You may want to try the following the next time you lose your service: When the service goes out, disconnect all phones, modems, etc from the line. Go to the telephone box on the outside and disconnect your inside wiring from the service. At the point in time you realize that have a problem, the telephone company would have already disabled (automated process) your phone service to protect their equipment. With the house wire disconnected from the service and all equipment inside, place a ohm meter on the inside wiring. You should see infinate resistance. Depending on how many phone jacks you have in your house, there many be more than one set of house wires in the telephone box. If so, seperate and test each one. For houses with multiple jacks, it is very common to daisy chain jacks together. You may need to seperate wires at the jack and test seperately. If you locate a shorted section, test both pairs (typically red/green & yellow/black). It may be possible to use the other pair for that section of wire. Also, if you have any exposed telephone wire in the attic, you may wish to check as critters sometimes chew through the cable and expose the bare wire. Hope this helps and good luck. It can be very frustrating to isolate a sporatic cable problem.

deplanche
08-18-2008, 12:39 PM
After many calls and several outages, I finally waas able to get a service tech to show up before the problem fixed itself. As I had assumed, the problem was with their lines outside my house, and it has been fixed. Hopefully it will stay that way now.

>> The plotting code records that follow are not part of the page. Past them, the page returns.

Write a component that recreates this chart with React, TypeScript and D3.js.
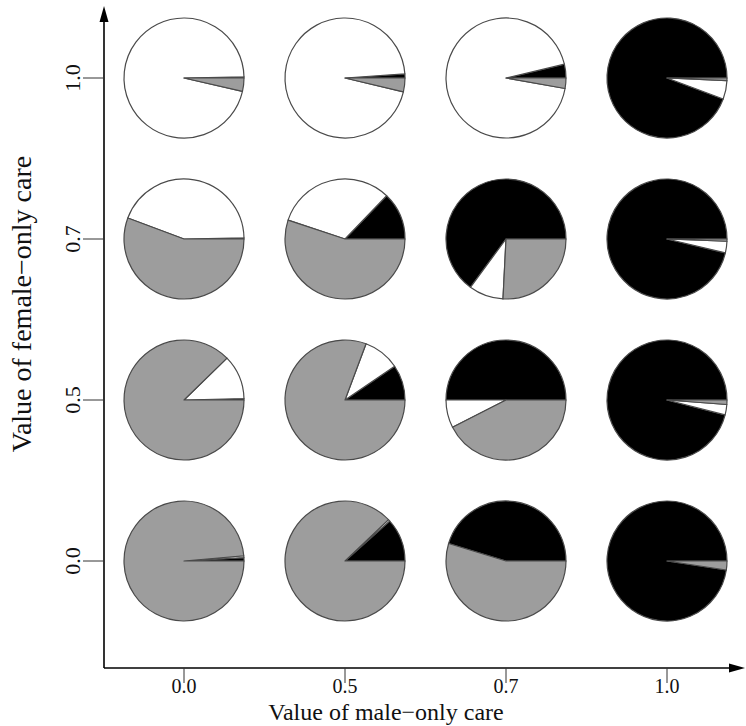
import React from 'react';
import * as d3 from 'd3';

// male-only care on x, female-only care on y (top row first)
const maleLevels = ['0.0', '0.5', '0.7', '1.0'];
const femaleLevels = ['1.0', '0.7', '0.5', '0.0'];

// share of each outcome per cell, rows follow femaleLevels, columns maleLevels
const blackShare = [
  [0.003, 0.011, 0.037, 0.943],
  [0.003, 0.128, 0.649, 0.963],
  [0.004, 0.095, 0.5, 0.96],
  [0.009, 0.116, 0.453, 0.976],
];
const whiteShare = [
  [0.961, 0.952, 0.935, 0.05],
  [0.44, 0.321, 0.093, 0.031],
  [0.119, 0.098, 0.075, 0.028],
  [0.005, 0.005, 0.0, 0.0],
];
const greyShare = [
  [0.036, 0.037, 0.028, 0.007],
  [0.557, 0.551, 0.258, 0.006],
  [0.877, 0.807, 0.425, 0.012],
  [0.986, 0.879, 0.547, 0.024],
];

const sliceColors = ['#000000', '#ffffff', '#9d9d9d'];

const App = () => {
  const width = 746, height = 726;
  const axisX = 104, axisY = 668;
  const radius = 60;
  const serif = "'Liberation Serif', 'Times New Roman', serif";

  const xScale = d3.scalePoint().domain(maleLevels).range([184, 667]);
  const yScale = d3.scalePoint().domain(femaleLevels).range([78, 561]);

  // R-style pie: start at 3 o'clock, counter-clockwise
  const pie = d3.pie<number>().sort(null).value(d => d)
    .startAngle(Math.PI / 2).endAngle(Math.PI / 2 - 2 * Math.PI);
  const arc = d3.arc<d3.PieArcDatum<number>>().innerRadius(0).outerRadius(radius);

  const cells = [];
  femaleLevels.forEach((f, i) => {
    maleLevels.forEach((m, j) => {
      cells.push({
        key: f + '-' + m,
        cx: xScale(m),
        cy: yScale(f),
        slices: pie([blackShare[i][j], whiteShare[i][j], greyShare[i][j]]),
      });
    });
  });

  return (<svg xmlns="http://www.w3.org/2000/svg" width={width} height={height}
      style={{position: 'absolute', left: 0, top: 0, background: '#fff'}}>
    {
      cells.map(c => (
        <g key={c.key} transform={`translate(${c.cx}, ${c.cy})`}>
          {c.slices.map((s, k) => s.value > 0 &&
            <path key={k} d={arc(s)} fill={sliceColors[k]} stroke="#4a4a4a" strokeWidth={1.2} strokeLinejoin="round" />)}
        </g>
      ))
    }
    {/* axes with arrows */}
    <g stroke="#000" strokeWidth={1.6} fill="none">
      <line x1={axisX} y1={axisY} x2={axisX} y2={18} />
      <line x1={axisX} y1={axisY} x2={735} y2={axisY} />
    </g>
    <path d={`M${axisX},6L${axisX - 4.5},22L${axisX + 4.5},22Z`} fill="#000" />
    <path d={`M745,${axisY}L729,${axisY - 4.5}L729,${axisY + 4.5}Z`} fill="#000" />
    <g style={{fontFamily: serif}} fontSize="20" textAnchor="middle" fill="#111">
      {maleLevels.map(m => (
        <g key={m} transform={`translate(${xScale(m)}, ${axisY})`}>
          <line y2="15" stroke="#333" strokeWidth={1} />
          <text y="25">{m}</text>
        </g>
      ))}
    </g>
    <g style={{fontFamily: serif}} fontSize="22" textAnchor="middle" fill="#111">
      {femaleLevels.map(f => (
        <g key={f} transform={`translate(${axisX}, ${yScale(f)})`}>
          <line x2="-21" stroke="#333" strokeWidth={1} />
          <text transform="translate(-24, 0) rotate(-90)">{f}</text>
        </g>
      ))}
    </g>
    <text x={386} y={720} style={{fontFamily: serif}} fontSize="24" textAnchor="middle" fill="#111">Value of male−only care</text>
    <text transform="translate(31, 304) rotate(-90)" style={{fontFamily: serif}} fontSize="28" textAnchor="middle" fill="#111">Value of female−only care</text>
  </svg>);
};

export default App;
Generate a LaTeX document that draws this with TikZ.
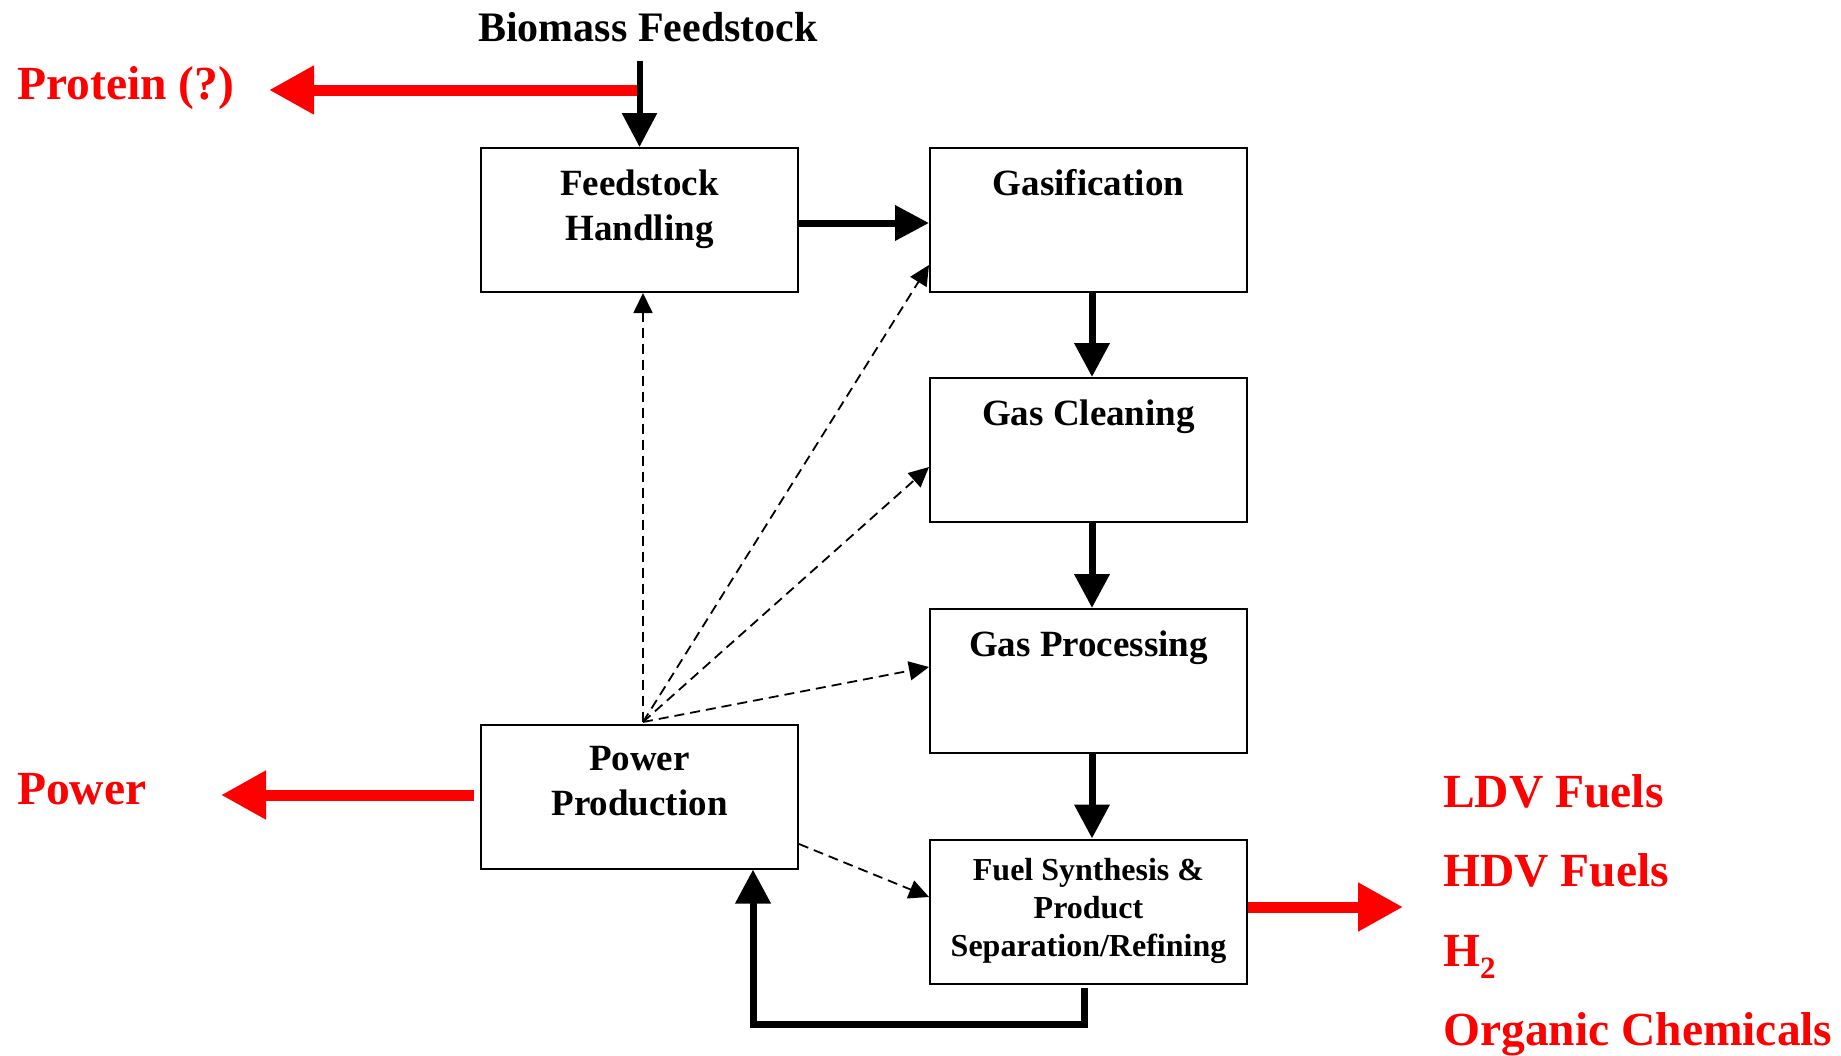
\documentclass[tikz,border=0pt]{standalone}
\usepackage{fontspec}
\setmainfont{Liberation Serif}
\usetikzlibrary{arrows.meta}
\newcommand\stk[1]{\begin{tabular}[t]{@{}c@{}}#1\end{tabular}}
\begin{document}
\begin{tikzpicture}[x=1pt,y=-1pt,
  box/.style={draw, line width=2pt, minimum width=317pt, minimum height=144pt, inner sep=0pt},
  lab/.style={font=\bfseries\fontsize{37}{45}\selectfont, anchor=base, inner sep=0pt},
  smalllab/.style={font=\bfseries\fontsize{32}{38}\selectfont, anchor=base, inner sep=0pt},
  redtxt/.style={font=\bfseries\fontsize{47.5}{57}\selectfont, text=red, anchor=base west, inner sep=0pt},
  thickarrow/.style={line width=7pt, line join=miter, -{Triangle[length=34pt,width=34pt]}},
  redarrow/.style={line width=11pt, red, -{Triangle[length=45pt,width=46pt]}},
  dasharrow/.style={line width=1.8pt, dash pattern=on 10pt off 6pt, -{Triangle[length=20pt,width=19pt]}}
]
\useasboundingbox (0,0) rectangle (1841,1055);

% boxes
\node[box] (fh) at (639.5,220) {};
\node[box] (ga) at (1088.5,220) {};
\node[box] (gc) at (1088.5,450) {};
\node[box] (gp) at (1088.5,681) {};
\node[box] (fs) at (1088.5,911.5) {};
\node[box] (pp) at (639.5,796.5) {};

% box labels
\node[lab] (fhT) at (639.5,195) {\stk{Feedstock\\Handling}};
\node[lab] (gaT) at (1088.5,195) {Gasification};
\node[lab] (gcT) at (1088.5,425) {Gas Cleaning};
\node[lab] (gpT) at (1088.5,656) {Gas Processing};
\node[lab] (ppT) at (639.5,770) {\stk{Power\\Production}};
\node[smalllab] (fsT) at (1088.5,880) {\stk{Fuel Synthesis \&\\Product\\Separation/Refining}};

% top text
\node[font=\bfseries\fontsize{42}{50}\selectfont, anchor=base, inner sep=0pt] (bio) at (648,41) {Biomass Feedstock};
\node[redtxt] (prot) at (17,99) {Protein (?)};
\node[redtxt] (pow) at (17,804) {Power};
\node[redtxt] (ldv) at (1443,807) {LDV Fuels};
\node[redtxt] (hdv) at (1443,886) {HDV Fuels};
\node[redtxt] (h2) at (1443,966) {H\raisebox{-12pt}{\fontsize{31}{31}\selectfont 2}};
\node[redtxt] (org) at (1443,1045) {Organic Chemicals};

% coordinates
\coordinate (bioS) at (639.5,61);
\coordinate (protS) at (639.5,90);
\coordinate (protT) at (269,90);
\coordinate (powT) at (221,795);
\coordinate (fuelT) at (1403,907);
\coordinate (hub) at (643,722);

% red arrows
\draw[redarrow] (protS) -- (protT);
\draw[redarrow] ([xshift=-6pt,yshift=1.5pt]pp.west) -- (powT);
\draw[redarrow] ([yshift=4.5pt]fs.east) -- (fuelT);

% thick black arrows
\draw[thickarrow, line width=6pt] (bioS) -- (fh.north);
\draw[thickarrow] ([yshift=-3pt]fh.east) -- ([yshift=-3pt]ga.west);
\draw[thickarrow] ([xshift=3.5pt]ga.south) -- ([xshift=3.5pt]gc.north);
\draw[thickarrow] ([xshift=3.5pt]gc.south) -- ([xshift=3.5pt]gp.north);
\draw[thickarrow] ([xshift=3.5pt]gp.south) -- ([xshift=3.5pt]fs.north);
\draw[thickarrow] ([xshift=-4.5pt,yshift=-3.5pt]fs.south) -- ([xshift=-4.5pt,yshift=-39.5pt]fs.south) -| ([xshift=113.5pt]pp.south);

% dashed arrows
\draw[dasharrow] (hub) -- (hub |- fh.south);
\draw[dasharrow] (hub) -- ([yshift=-45pt]ga.west);
\draw[dasharrow] (hub) -- ([yshift=-17pt]gc.west);
\draw[dasharrow] (hub) -- ([yshift=14pt]gp.west);
\draw[dasharrow] ([yshift=-47.5pt]pp.east) -- ([yshift=14.5pt]fs.west);
\end{tikzpicture}
\end{document}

Thanks to all for their suggestions. While it didn't help me fix the problem, it made me feel more certain in my theory that is was a problem on their end.

Macrosill
08-19-2008, 10:34 AM
I had a similar experience a few years back. Everytime it rained I would get static on the line but by the time I was able to get a service appointment the lines would dry out and the problem would disappear. Finally after a few months of this back and forth game a long lasting rain storm came through, lasted about a week. Sure enough the issue was there when the tech came out to check. He traced it back to a cable section somewhere on their lines between poles that was getting water in it and causing the problem. He swapped out the pairs for my line and no problems since. I no longer use the local telco since I have broadband phone service now. To the credit of the telco tech sporatic issues are sometimes very difficult to diagnose.